Set task:
Without the pictures, print the lines running from the beginning of the material to the line containing "(0,0) rectangle (866,495);", both ends included.

— start of Data shown —

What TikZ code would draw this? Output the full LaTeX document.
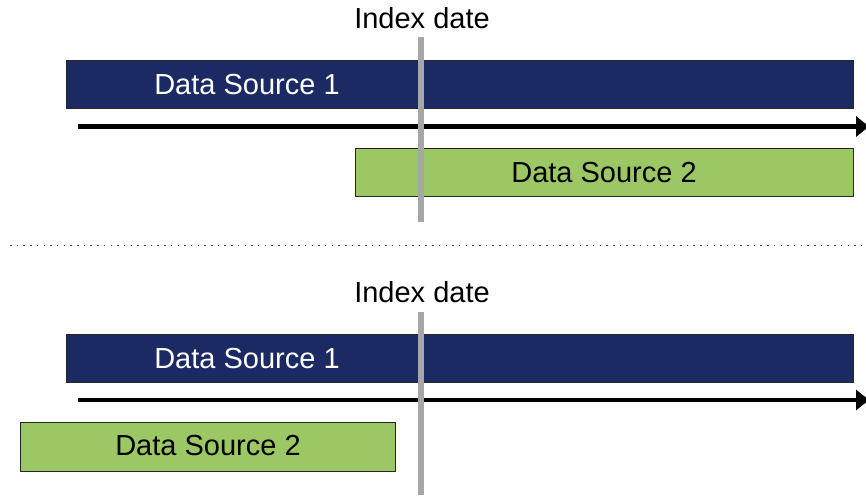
\documentclass[tikz,border=0pt]{standalone}
\usepackage{fontspec}
\setmainfont{Liberation Sans}
\usetikzlibrary{arrows.meta}
\definecolor{navy}{HTML}{1B2A62}
\definecolor{leaf}{HTML}{9BC764}
\definecolor{marker}{HTML}{A6A6A6}
\tikzset{
  bar/.style={draw=black!85, line width=1pt, anchor=north west, inner sep=0pt},
  navybar/.style={bar, fill=navy},
  leafbar/.style={bar, fill=leaf},
  label/.style={font=\fontsize{29}{32}\selectfont},
  timeline/.style={line width=4.5pt, -{Triangle[length=13pt, width=20pt]}},
  indexline/.style={draw=marker, line width=6pt},
}
\begin{document}
\begin{tikzpicture}[x=1pt, y=-1pt]
  \useasboundingbox (0,0) rectangle (866,495);

  % upper scenario: source 2 starts before the index date
  \node[navybar, minimum width=787pt, minimum height=48pt] (s1a) at (66,60) {};
  \node[label, text=white] (t1a) at (247,85) {Data Source 1};
  \coordinate (a0) at (78,126.5);
  \coordinate (a1) at (869,126.5);
  \draw[timeline] (a0) -- (a1);
  \node[leafbar, minimum width=498pt, minimum height=48pt] (s2a) at (355,148) {};
  \node[label] (t2a) at (604,173) {Data Source 2};
  \node[label] (ia) at (422,18) {Index date};
  \coordinate (ga0) at (421,37);
  \coordinate (ga1) at (421,222);
  \draw[indexline] (ga0) -- (ga1);

  % separator
  \coordinate (d0) at (10,245.5);
  \coordinate (d1) at (866,245.5);
  \draw[black!70, line width=1.5pt, dash pattern=on 1.5pt off 5.2pt] (d0) -- (d1);

  % lower scenario: source 2 ends after the index date
  \node[navybar, minimum width=787pt, minimum height=48pt] (s1b) at (66,334) {};
  \node[label, text=white] (t1b) at (247,359) {Data Source 1};
  \coordinate (b0) at (78,400);
  \coordinate (b1) at (869,400);
  \draw[timeline] (b0) -- (b1);
  \node[leafbar, minimum width=375pt, minimum height=49pt] (s2b) at (20,422) {};
  \node[label] (t2b) at (208,446) {Data Source 2};
  \node[label] (ib) at (422,292) {Index date};
  \coordinate (gb0) at (421,312);
  \coordinate (gb1) at (421,495);
  \draw[indexline] (gb0) -- (gb1);
\end{tikzpicture}
\end{document}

— end of Data shown —

Right answer:
What TikZ code would draw this? Output the full LaTeX document.
\documentclass[tikz,border=0pt]{standalone}
\usepackage{fontspec}
\setmainfont{Liberation Sans}
\usetikzlibrary{arrows.meta}
\definecolor{navy}{HTML}{1B2A62}
\definecolor{leaf}{HTML}{9BC764}
\definecolor{marker}{HTML}{A6A6A6}
\tikzset{
  bar/.style={draw=black!85, line width=1pt, anchor=north west, inner sep=0pt},
  navybar/.style={bar, fill=navy},
  leafbar/.style={bar, fill=leaf},
  label/.style={font=\fontsize{29}{32}\selectfont},
  timeline/.style={line width=4.5pt, -{Triangle[length=13pt, width=20pt]}},
  indexline/.style={draw=marker, line width=6pt},
}
\begin{document}
\begin{tikzpicture}[x=1pt, y=-1pt]
  \useasboundingbox (0,0) rectangle (866,495);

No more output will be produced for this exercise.